If you have a male cockatiel and want to keep breeding your birds, it is important to know that they should not breed more than once or twice per year. Unlike other birds, cockatiels can breed any time of year, but that doesn’t mean they should; breeding takes quite a toll on their health. Keep your cockatiels in separate cages to limit opportunities for mating until your female has had plenty of time to rest.
If the Egg Is Infertile
If you determine that the egg is infertile, you should still keep it with your cockatiel for the time being; if you remove it too early, your bird may lay more eggs to replace those she lost. If you aren’t sure whether or not the egg is infertile but you do not want to hatch the egg, you can also briefly remove the egg from the nest to boil or freeze it before returning it to your bird. There will usually be more than one egg, so make sure you have removed all potentially viable eggs and replaced them with sterile or fake eggs. You can keep the eggs in your cockatiel’s nest for around 3 weeks, or about the amount of time it would normally take for them to incubate and hatch. Then, one by one, you can begin removing them from the enclosure. Eventually, your cockatiel will realize they are not viable. After a while, she should abandon them.
Tips for Preventing Your Bird From Laying Eggs in the Future
Some cockatiel owners are surprised when their bird lays an egg because they did not realize it was a female bird.

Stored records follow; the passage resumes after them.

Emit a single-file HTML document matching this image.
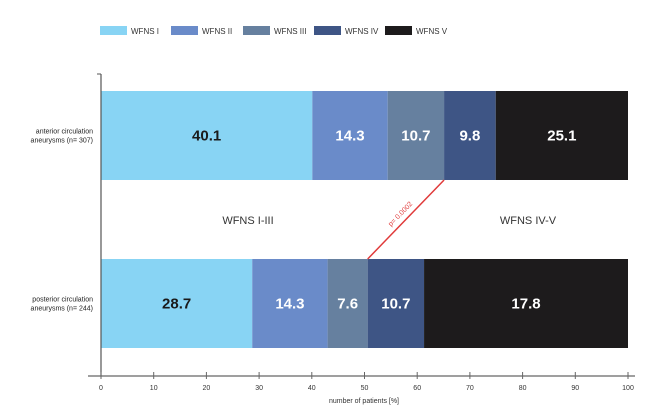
<!DOCTYPE html>
<html><head><meta charset="utf-8"><style>
body{margin:0;background:#fff;font-family:"Liberation Sans",sans-serif}
</style></head><body>
<svg id="c" width="663" height="413" xmlns="http://www.w3.org/2000/svg" font-family="Liberation Sans, sans-serif"></svg>
<script>
const categories=["anterior circulation|aneurysms (n= 307)","posterior circulation|aneurysms (n= 244)"];
const seriesNames=["WFNS I","WFNS II","WFNS III","WFNS IV","WFNS V"];
const anteriorValues=[40.1,14.3,10.7,9.8,25.1];
const posteriorValues=[28.7,14.3,7.6,10.7,17.8];
const ticks=[0,10,20,30,40,50,60,70,80,90,100];
const colors=["#88d4f4","#6a8bc9","#66809f","#3e5585","#1d1b1c"];
const textColors=["#1a1a1a","#fff","#fff","#fff","#fff"];
const NS="http://www.w3.org/2000/svg",svg=document.getElementById('c');
const x=v=>101+v*5.27;
const barTops=[91,259],barH=89;
function mk(t,a,p){const e=document.createElementNS(NS,t);for(const k in a)e.setAttribute(k,a[k]);(p||svg).appendChild(e);return e;}
const lx=[100,171,243,314,385];
seriesNames.forEach((n,i)=>{
const g=mk('g',{});


mk('rect',{x:lx[i],y:26,width:27,height:9,fill:colors[i]},g);
const t=mk('text',{x:lx[i]+31,y:34,'font-size':8,fill:'#333'},g);t.textContent=n;});
[anteriorValues,posteriorValues].forEach((vals,r)=>{let cum=0;vals.forEach((v,i)=>{
const end=(i===vals.length-1)?100:cum+v;
const b=mk('rect',{x:x(cum),y:barTops[r],width:x(end)-x(cum),height:barH,fill:colors[i]});


const t=mk('text',{x:(x(cum)+x(end))/2,y:barTops[r]+barH/2+5,'text-anchor':'middle','font-size':15,'font-weight':'bold',fill:textColors[i]});


t.textContent=v.toFixed(1);cum+=v;});});
categories.forEach((c,r)=>{const [a,b]=c.split('|');const cy=barTops[r]+barH/2;
const t=mk('text',{x:93,y:cy-2,'text-anchor':'end','font-size':7,fill:'#222'});t.textContent=a;

const t2=mk('text',{x:93,y:cy+7,'text-anchor':'end','font-size':7,fill:'#222'});t2.textContent=b;});
mk('line',{x1:101,y1:74,x2:101,y2:376,stroke:'#555','stroke-width':1.2});
mk('line',{x1:97,y1:74,x2:101,y2:74,stroke:'#555'});
mk('line',{x1:88,y1:376,x2:635,y2:376,stroke:'#666','stroke-width':1.2});
ticks.forEach(v=>{mk('line',{x1:x(v),y1:372,x2:x(v),y2:379,stroke:'#666'});
const t=mk('text',{x:x(v),y:390,'text-anchor':'middle','font-size':7,fill:'#333'});t.textContent=v;
});
const xt=mk('text',{x:364,y:403,'text-anchor':'middle','font-size':7,fill:'#333'});xt.textContent='number of patients [%]';

const g1=mk('text',{x:248,y:224,'text-anchor':'middle','font-size':11,fill:'#333'});g1.textContent='WFNS I-III';

const g2=mk('text',{x:528,y:224,'text-anchor':'middle','font-size':11,fill:'#333'});g2.textContent='WFNS IV-V';

const ca=anteriorValues.slice(0,3).reduce((a,b)=>a+b,0),cp=posteriorValues.slice(0,3).reduce((a,b)=>a+b,0);
const l=mk('line',{x1:x(ca),y1:180,x2:x(cp),y2:259,stroke:'#e03a3a','stroke-width':1.5});

const mx=(x(ca)+x(cp))/2,my=219.5,ang=Math.atan2(79,x(cp)-x(ca))*180/Math.PI+180;
const pt=mk('text',{x:mx-4,y:my-4,'text-anchor':'middle','font-size':7,fill:'#e03a3a',transform:`rotate(${ang} ${mx-4} ${my-4})`});
pt.textContent='p= 0.0002';
</script>
</body></html>
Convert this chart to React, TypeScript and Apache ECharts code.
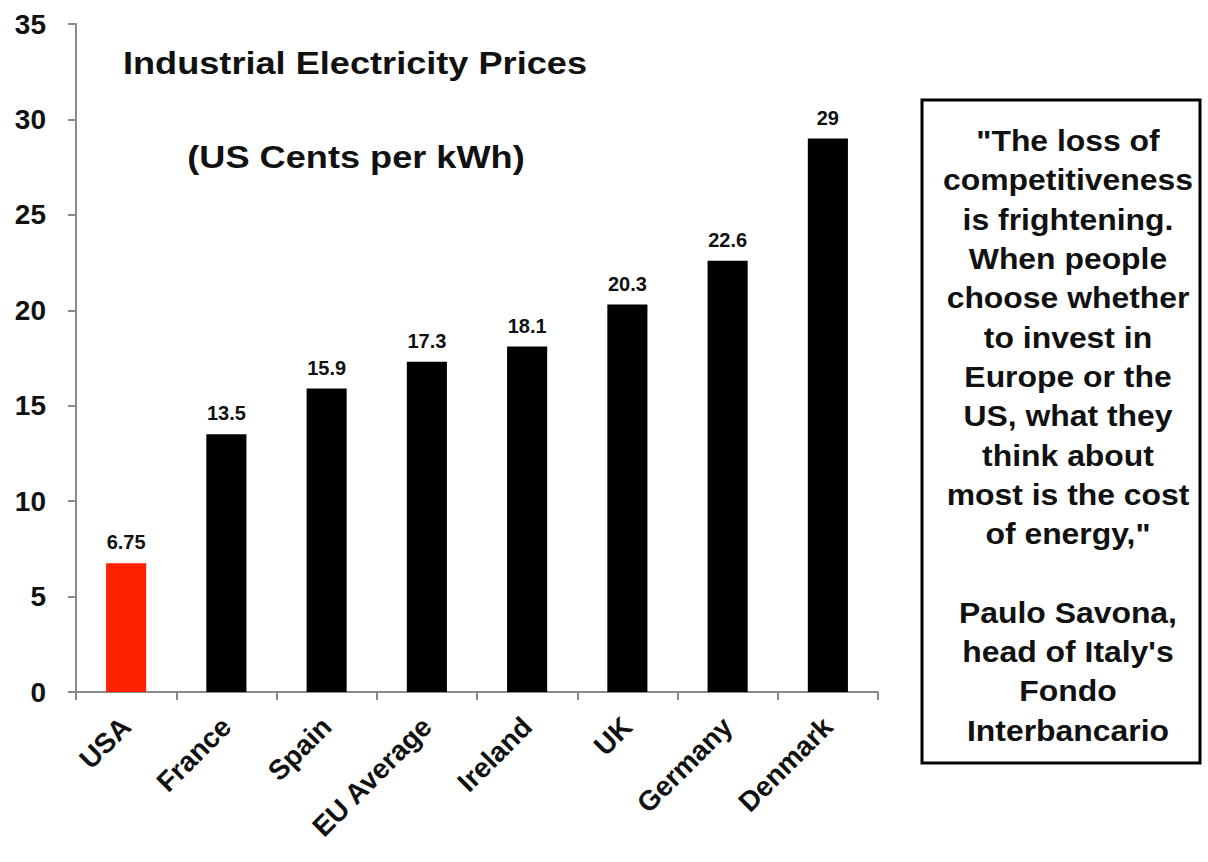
import React, { useEffect, useRef } from "react";
import * as echarts from "echarts";

const categories = ["USA", "France", "Spain", "EU Average", "Ireland", "UK", "Germany", "Denmark"];
const prices = [6.75, 13.5, 15.9, 17.3, 18.1, 20.3, 22.6, 29];
const barColors = ["#ff2200", "#000000", "#000000", "#000000", "#000000", "#000000", "#000000", "#000000"];
const titleLines = ["Industrial Electricity Prices", "(US Cents per kWh)"];
const quoteLines = [
  "\"The loss of",
  "competitiveness",
  "is frightening.",
  "When people",
  "choose whether",
  "to invest in",
  "Europe or the",
  "US, what they",
  "think about",
  "most is the cost",
  "of energy,\"",
  "",
  "Paulo Savona,",
  "head of Italy's",
  "Fondo",
  "Interbancario",
];

const FONT = "'Liberation Sans', Arial, Helvetica, sans-serif";

export default function App() {
  const ref = useRef<HTMLDivElement>(null);
  useEffect(() => {
    if (!ref.current) return;
    const chart = echarts.init(ref.current, null, { renderer: "svg" });
    chart.setOption({
      animation: false,
      backgroundColor: "#ffffff",
      textStyle: { fontFamily: FONT },
      grid: { left: 76, right: 330, top: 24, bottom: 170, containLabel: false },
      xAxis: {
        type: "category",
        data: categories,
        axisLine: { show: true, lineStyle: { color: "#8a8a8a", width: 2 } },
        axisTick: { show: true, alignWithLabel: false, length: 8, lineStyle: { color: "#8a8a8a", width: 2 } },
        axisLabel: {
          rotate: 45,
          margin: 30,
          interval: 0,
          color: "#111",
          fontSize: 28,
          fontWeight: "bold",
          fontFamily: FONT,
        },
      },
      yAxis: {
        type: "value",
        min: 0,
        max: 35,
        interval: 5,
        splitLine: { show: false },
        axisLine: { show: true, lineStyle: { color: "#8a8a8a", width: 2 } },
        axisTick: { show: true, length: 8, lineStyle: { color: "#8a8a8a", width: 2 } },
        axisLabel: {
          margin: 30,
          color: "#111",
          fontSize: 28,
          fontWeight: "bold",
          fontFamily: FONT,
        },
      },
      series: [
        {
          type: "bar",
          barWidth: "40%",
          data: prices.map((v, i) => ({ value: v, itemStyle: { color: barColors[i] } })),
          label: {
            show: true,
            position: "top",
            distance: 11,
            color: "#111",
            fontSize: 20,
            fontWeight: "bold",
            fontFamily: FONT,
          },
        },
      ],
      graphic: [
        {
          type: "text",
          x: 355,
          y: 63,
          scaleX: 1.13,
          style: {
            text: titleLines[0],
            fill: "#111",
            font: `bold 32px ${FONT}`,
            textAlign: "center",
            textVerticalAlign: "middle",
          },
        },
        {
          type: "text",
          x: 356,
          y: 157,
          scaleX: 1.13,
          style: {
            text: titleLines[1],
            fill: "#111",
            font: `bold 32px ${FONT}`,
            textAlign: "center",
            textVerticalAlign: "middle",
          },
        },
        {
          type: "rect",
          shape: { x: 922, y: 100, width: 278, height: 663 },
          style: { fill: "#ffffff", stroke: "#000000", lineWidth: 3 },
        },
        {
          type: "text",
          x: 1068,
          y: 121,
          scaleX: 1.1,
          style: {
            text: quoteLines.join("\n"),
            fill: "#111",
            font: `bold 29px ${FONT}`,
            lineHeight: 39.3,
            textAlign: "center",
            textVerticalAlign: "top",
          },
        },
      ],
    });
    return () => chart.dispose();
  }, []);
  return (
    <div
      ref={ref}
      style={{ position: "absolute", left: 0, top: 0, width: 1208, height: 862 }}
    />
  );
}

If you have any doubts about your bird’s sex, bring it to your vet’s office. Your vet should be able to easily tell you the sex of your bird. Knowing that you have a female bird can help prepare you for the possibility that it might lay an egg.
If you think your bird has inappropriately bonded with something in its environment, try removing that object. Other strategies include removing anything from your bird’s cage that it might associate with nesting, such as cardboard boxes; moving your bird’s cage to a different area of the house so that it is a little bit less comfortable with its surroundings; and covering its cage for a minimum of 12 hours per night to communicate to your bird that it is not spring, and therefore not the appropriate time to lay eggs. If you find that the behavior reoccurs, talk to your vet to figure out the best solution.
You may not expect your pet cockatiel to lay an egg, but it does happen. If you want to prevent this behavior, there are certain steps you can try. If you are interested in breeding your cockatiels, talk to your vet first about providing your birds with the proper nutrition they need to ensure that the process goes smoothly.